Why is this happening? Who demanded this? Well, I’m sure there are a few dozen old farts that bristle at the fact that the tale of Howard’s one-time companion Beverly was never resolved. But don’t you understand that by acquiescing to their obsessive-compulsive disorders, you only make them worse?! Howard visits Beverly out on some farm in Maine, where she lives with a dog, and immediately gives her shit for abandoning him. Through some cool-looking fake pulp comic flashbacks, Beverly remembers what a self-involved jerk Howard was and how afraid she was of him dying. So that’s her gripe. How are your heartstrings? Tugged on yet? Beverly got sick of the craziness in Howard’s life, so she moved to Maine. Howard claims that it’s not his fault, that craziness follows him, and to punctuate that thought a Sentinel robot in a black outfit with a shoulder-mounted gatling gun shows up.

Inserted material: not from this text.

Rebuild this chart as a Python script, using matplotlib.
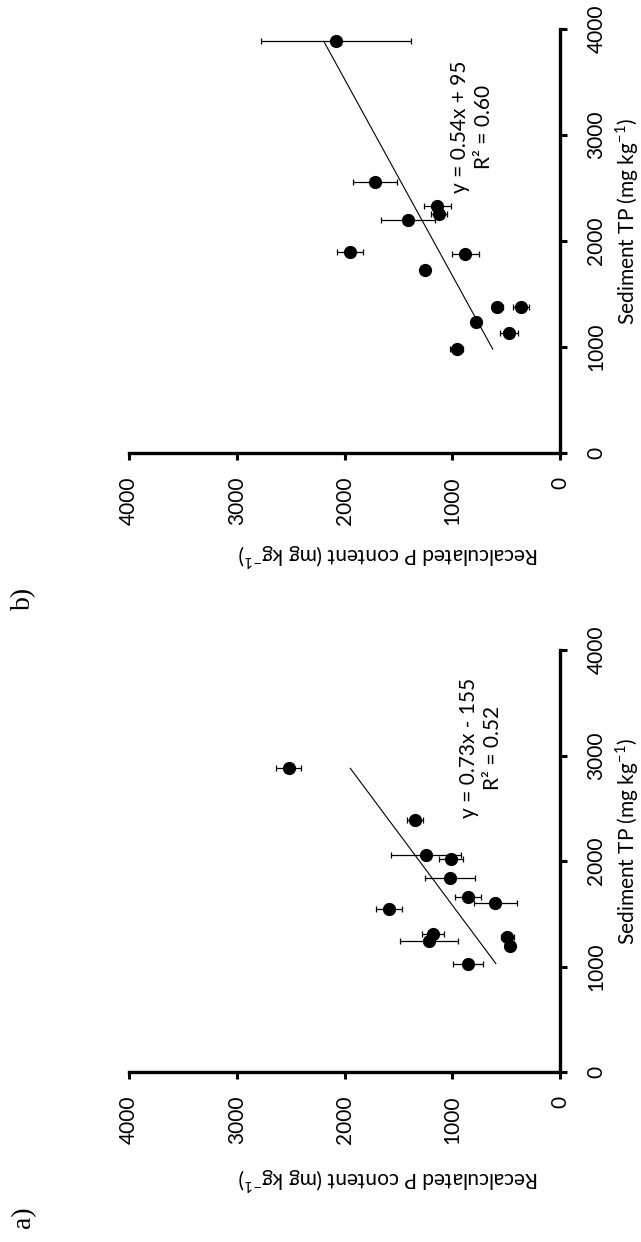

The Sentinel is weird because Scarlet Witch taught him to know fear and terror during a previous battle with the Avengers, so now he’s on a mission to kill everyone with super powers. Howard tries to explain that his ability to sheet water off of his feathers is not a super power, but the Sentinel keeps trying to kill them anyway. Then Scout, a golden lady on a stylized surfboard who once sought to be Galactus’ herald shows up to save the day. Her point made, Howard and Beverly part ways, but not before Scout just talks and talks and talks. I bet she’s one of those people that gets like super hyper after an orgasm, just jumps up and starts doing the dishes or talking about her time in summer camp or something. Scout takes Howard back to New York City, and after they depart we see Beverly walk outside and levitate with a purple glow, a super power she got from being doused in some chemicals during an adventure with Howard the Duck.

Huh? Oh yeah, at the very end there’s a teaser where Lea Thompson wants to hire Howard to find a missing person. Yes, the real Lea Thompson. I’m not going to reveal who the missing person is. We’ll all figure it out next issue, or not.
Sheesh lady. Give it a rest, already!

This was a dull, self-referential issue that advanced a plot from thirty years ago, instead of the story at hand. The art by Quinones is, as always, fantastic, but they are mainly fantastic renderings of a woman and a humanoid duck talking. I found myself really disinvested in the story, and when the Sentinel showed up I felt like there was nothing really at stake. I didn’t care about this failed friendship, and I didn’t really care what happened to Beverly, who I’d only just met for all intents and purposes. I mean, she was perfectly nice, and I certainly got her point about Howard being an abrasive jerk, but it wasn’t like I was gripped to know whether or not this veritable stranger would be okay. Frankly, I was more interested in the dog. What’s his story?

Bits and Pieces:

If you thought the love between a man-duck and his estranged companion a thing of pure beauty, well you might be right. But it's also very boring. This issue is an awkward back-and-forth between a narcissist and a dilettante, and I'm not sure whose side I care about less. The artwork is really solid throughout, though there's not much of interest to draw until the final panel. I enjoyed the flashback scenes done in the pulp paper comics style, a Marvel mainstay. And I like it every time I see it!